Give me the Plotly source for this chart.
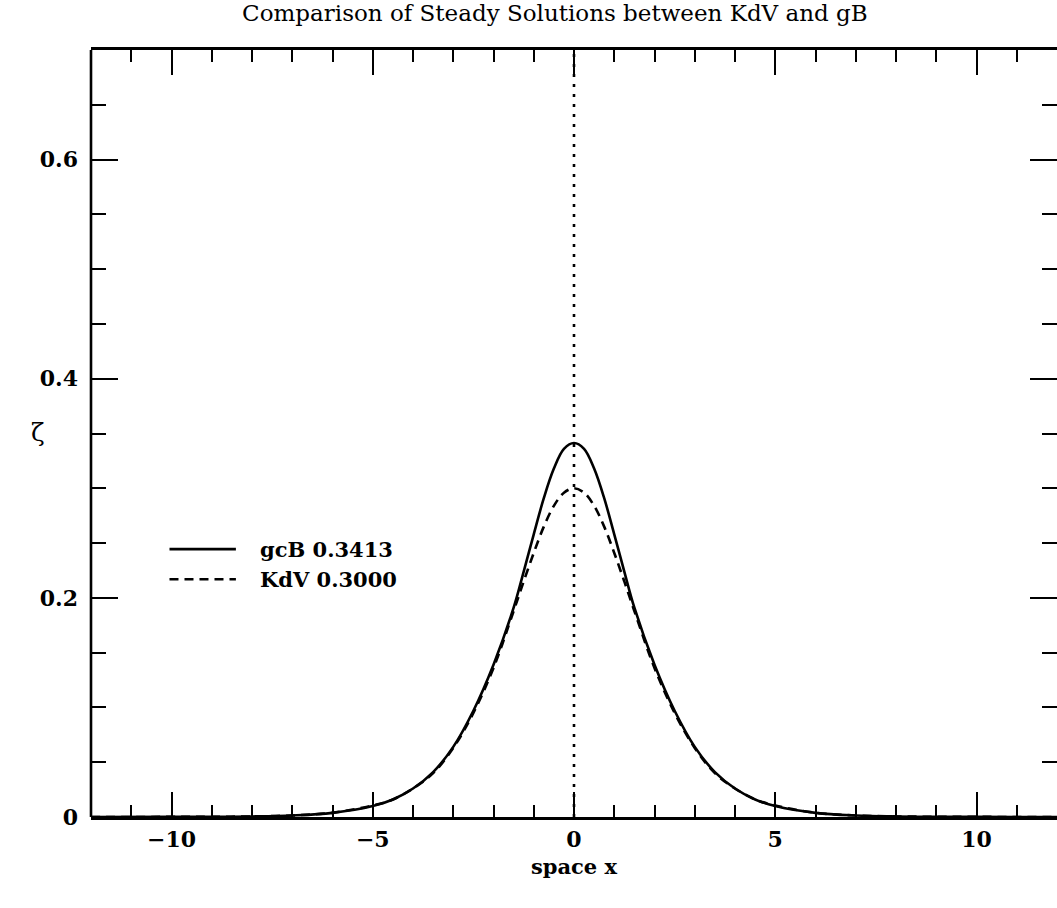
import plotly.graph_objects as go

# Steady solitary-wave profiles, sampled along x
x_vals = [-12.0, -10.0, -9.0, -8.0, -7.0, -6.0, -5.0, -4.5, -4.0, -3.5, -3.0, -2.5, -2.0,
          -1.5, -1.25, -1.0, -0.75, -0.5, -0.25, 0.0, 0.25, 0.5, 0.75, 1.0, 1.25, 1.5,
          2.0, 2.5, 3.0, 3.5, 4.0, 4.5, 5.0, 6.0, 7.0, 8.0, 9.0, 10.0, 12.0]

gcb_vals = [0.0, 0.0001, 0.0002, 0.0005, 0.0014, 0.0038, 0.010, 0.016, 0.026, 0.041, 0.064,
            0.097, 0.139, 0.191, 0.224, 0.258, 0.291, 0.318, 0.336, 0.3413, 0.336, 0.318,
            0.291, 0.258, 0.224, 0.191, 0.139, 0.097, 0.064, 0.041, 0.026, 0.016, 0.010,
            0.0038, 0.0014, 0.0005, 0.0002, 0.0001, 0.0]

kdv_vals = [0.0, 0.0001, 0.0002, 0.0005, 0.0014, 0.0039, 0.0105, 0.016, 0.026, 0.040, 0.063,
            0.095, 0.136, 0.188, 0.215, 0.241, 0.265, 0.284, 0.296, 0.300, 0.296, 0.284,
            0.265, 0.241, 0.215, 0.188, 0.136, 0.095, 0.063, 0.040, 0.026, 0.016, 0.0105,
            0.0039, 0.0014, 0.0005, 0.0002, 0.0001, 0.0]

legend_labels = ["gcB 0.3413", "KdV 0.3000"]
x_ticks = [-10, -5, 0, 5, 10]
x_tick_text = ["\u221210", "\u22125", "0", "5", "10"]
y_ticks = [0, 0.2, 0.4, 0.6]
y_tick_text = ["0", "0.2", "0.4", "0.6"]

SERIF = "DejaVu Serif"
INK = "black"

fig = go.Figure()

fig.add_trace(go.Scatter(x=x_vals, y=gcb_vals, mode="lines", line_shape="spline",
                         line=dict(color=INK, width=2.6), showlegend=False))
fig.add_trace(go.Scatter(x=x_vals, y=kdv_vals, mode="lines", line_shape="spline",
                         line=dict(color=INK, width=2.6, dash="9px,6px"), showlegend=False))
# right-hand tick axis carrier
fig.add_trace(go.Scatter(x=[0], y=[0], yaxis="y2", mode="markers",
                         marker=dict(opacity=0), showlegend=False, hoverinfo="skip"))

# centre line at x = 0
fig.add_shape(type="line", x0=0, x1=0, y0=0, y1=0.7, xref="x", yref="y",
              line=dict(color=INK, width=2.6, dash="3px,7px"))

# left frame line
fig.add_shape(type="line", x0=0, x1=0, y0=0, y1=1, xref="paper", yref="paper",
              line=dict(color=INK, width=2.6))

# key
key_y = [0.2445, 0.217]
key_dash = ["solid", "9px,6px"]
for lab, ky, dsh in zip(legend_labels, key_y, key_dash):
    fig.add_shape(type="line", x0=-10.05, x1=-8.4, y0=ky, y1=ky, xref="x", yref="y",
                  line=dict(color=INK, width=2.6, dash=dsh))
    fig.add_annotation(x=-7.85, y=ky, xref="x", yref="y", text=lab, showarrow=False,
                       xanchor="left", yanchor="middle",
                       font=dict(family=SERIF, size=21, color=INK, weight="bold"))

tick_font = dict(family=SERIF, size=22, color=INK, weight="bold")

fig.update_layout(
    width=1057, height=908,
    margin=dict(l=91, r=0, t=50, b=91),
    paper_bgcolor="white", plot_bgcolor="white",
    title=dict(text="Comparison of Steady Solutions between KdV and gB",
               x=0.525, xanchor="center", y=0.986, yanchor="middle",
               font=dict(family=SERIF, size=23, color=INK)),
    xaxis=dict(range=[-12, 12], showgrid=False, zeroline=False,
               showline=True, linecolor=INK, linewidth=2.6, mirror="ticks",
               ticks="inside", ticklen=25, tickwidth=2.4, tickcolor=INK,
               tickvals=x_ticks, ticktext=x_tick_text, tickfont=tick_font,
               ticklabelstandoff=1,
               minor=dict(dtick=1, tick0=0, ticks="inside", ticklen=12,
                          tickwidth=2.4, tickcolor=INK, showgrid=False),
               title=dict(text="space x", standoff=9,
                          font=dict(family=SERIF, size=21, color=INK, weight="bold"))),
    yaxis=dict(range=[0, 0.7], showgrid=False, zeroline=False, showline=False,
               ticks="inside", ticklen=27, tickwidth=2.4, tickcolor=INK,
               tickvals=y_ticks, ticktext=y_tick_text, tickfont=tick_font,
               ticklabelstandoff=12,
               minor=dict(dtick=0.05, tick0=0, ticks="inside", ticklen=15,
                          tickwidth=2.4, tickcolor=INK, showgrid=False)),
    yaxis2=dict(range=[0, 0.7], overlaying="y", side="right", showgrid=False,
                zeroline=False, showline=False, showticklabels=False,
                ticks="inside", ticklen=27, tickwidth=2.4, tickcolor=INK,
                tickvals=y_ticks,
                minor=dict(dtick=0.05, tick0=0, ticks="inside", ticklen=15,
                           tickwidth=2.4, tickcolor=INK, showgrid=False)),
)

# axis symbol for the vertical coordinate
fig.add_annotation(xref="paper", yref="paper", x=(29 - 91) / 966, y=(817 - 432) / 767,
                   text="\u03b6", showarrow=False,
                   font=dict(family=SERIF, size=25, color=INK))

fig.write_html("out.html")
########
Skip the pictures, then retype every line above exactly.

Response:
Give me the Plotly source for this chart.
import plotly.graph_objects as go

# Steady solitary-wave profiles, sampled along x
x_vals = [-12.0, -10.0, -9.0, -8.0, -7.0, -6.0, -5.0, -4.5, -4.0, -3.5, -3.0, -2.5, -2.0,
          -1.5, -1.25, -1.0, -0.75, -0.5, -0.25, 0.0, 0.25, 0.5, 0.75, 1.0, 1.25, 1.5,
          2.0, 2.5, 3.0, 3.5, 4.0, 4.5, 5.0, 6.0, 7.0, 8.0, 9.0, 10.0, 12.0]

gcb_vals = [0.0, 0.0001, 0.0002, 0.0005, 0.0014, 0.0038, 0.010, 0.016, 0.026, 0.041, 0.064,
            0.097, 0.139, 0.191, 0.224, 0.258, 0.291, 0.318, 0.336, 0.3413, 0.336, 0.318,
            0.291, 0.258, 0.224, 0.191, 0.139, 0.097, 0.064, 0.041, 0.026, 0.016, 0.010,
            0.0038, 0.0014, 0.0005, 0.0002, 0.0001, 0.0]

kdv_vals = [0.0, 0.0001, 0.0002, 0.0005, 0.0014, 0.0039, 0.0105, 0.016, 0.026, 0.040, 0.063,
            0.095, 0.136, 0.188, 0.215, 0.241, 0.265, 0.284, 0.296, 0.300, 0.296, 0.284,
            0.265, 0.241, 0.215, 0.188, 0.136, 0.095, 0.063, 0.040, 0.026, 0.016, 0.0105,
            0.0039, 0.0014, 0.0005, 0.0002, 0.0001, 0.0]

legend_labels = ["gcB 0.3413", "KdV 0.3000"]
x_ticks = [-10, -5, 0, 5, 10]
x_tick_text = ["\u221210", "\u22125", "0", "5", "10"]
y_ticks = [0, 0.2, 0.4, 0.6]
y_tick_text = ["0", "0.2", "0.4", "0.6"]

SERIF = "DejaVu Serif"
INK = "black"

fig = go.Figure()

fig.add_trace(go.Scatter(x=x_vals, y=gcb_vals, mode="lines", line_shape="spline",
                         line=dict(color=INK, width=2.6), showlegend=False))
fig.add_trace(go.Scatter(x=x_vals, y=kdv_vals, mode="lines", line_shape="spline",
                         line=dict(color=INK, width=2.6, dash="9px,6px"), showlegend=False))
# right-hand tick axis carrier
fig.add_trace(go.Scatter(x=[0], y=[0], yaxis="y2", mode="markers",
                         marker=dict(opacity=0), showlegend=False, hoverinfo="skip"))

# centre line at x = 0
fig.add_shape(type="line", x0=0, x1=0, y0=0, y1=0.7, xref="x", yref="y",
              line=dict(color=INK, width=2.6, dash="3px,7px"))

# left frame line
fig.add_shape(type="line", x0=0, x1=0, y0=0, y1=1, xref="paper", yref="paper",
              line=dict(color=INK, width=2.6))

# key
key_y = [0.2445, 0.217]
key_dash = ["solid", "9px,6px"]
for lab, ky, dsh in zip(legend_labels, key_y, key_dash):
    fig.add_shape(type="line", x0=-10.05, x1=-8.4, y0=ky, y1=ky, xref="x", yref="y",
                  line=dict(color=INK, width=2.6, dash=dsh))
    fig.add_annotation(x=-7.85, y=ky, xref="x", yref="y", text=lab, showarrow=False,
                       xanchor="left", yanchor="middle",
                       font=dict(family=SERIF, size=21, color=INK, weight="bold"))

tick_font = dict(family=SERIF, size=22, color=INK, weight="bold")

fig.update_layout(
    width=1057, height=908,
    margin=dict(l=91, r=0, t=50, b=91),
    paper_bgcolor="white", plot_bgcolor="white",
    title=dict(text="Comparison of Steady Solutions between KdV and gB",
               x=0.525, xanchor="center", y=0.986, yanchor="middle",
               font=dict(family=SERIF, size=23, color=INK)),
    xaxis=dict(range=[-12, 12], showgrid=False, zeroline=False,
               showline=True, linecolor=INK, linewidth=2.6, mirror="ticks",
               ticks="inside", ticklen=25, tickwidth=2.4, tickcolor=INK,
               tickvals=x_ticks, ticktext=x_tick_text, tickfont=tick_font,
               ticklabelstandoff=1,
               minor=dict(dtick=1, tick0=0, ticks="inside", ticklen=12,
                          tickwidth=2.4, tickcolor=INK, showgrid=False),
               title=dict(text="space x", standoff=9,
                          font=dict(family=SERIF, size=21, color=INK, weight="bold"))),
    yaxis=dict(range=[0, 0.7], showgrid=False, zeroline=False, showline=False,
               ticks="inside", ticklen=27, tickwidth=2.4, tickcolor=INK,
               tickvals=y_ticks, ticktext=y_tick_text, tickfont=tick_font,
               ticklabelstandoff=12,
               minor=dict(dtick=0.05, tick0=0, ticks="inside", ticklen=15,
                          tickwidth=2.4, tickcolor=INK, showgrid=False)),
    yaxis2=dict(range=[0, 0.7], overlaying="y", side="right", showgrid=False,
                zeroline=False, showline=False, showticklabels=False,
                ticks="inside", ticklen=27, tickwidth=2.4, tickcolor=INK,
                tickvals=y_ticks,
                minor=dict(dtick=0.05, tick0=0, ticks="inside", ticklen=15,
                           tickwidth=2.4, tickcolor=INK, showgrid=False)),
)

# axis symbol for the vertical coordinate
fig.add_annotation(xref="paper", yref="paper", x=(29 - 91) / 966, y=(817 - 432) / 767,
                   text="\u03b6", showarrow=False,
                   font=dict(family=SERIF, size=25, color=INK))

fig.write_html("out.html")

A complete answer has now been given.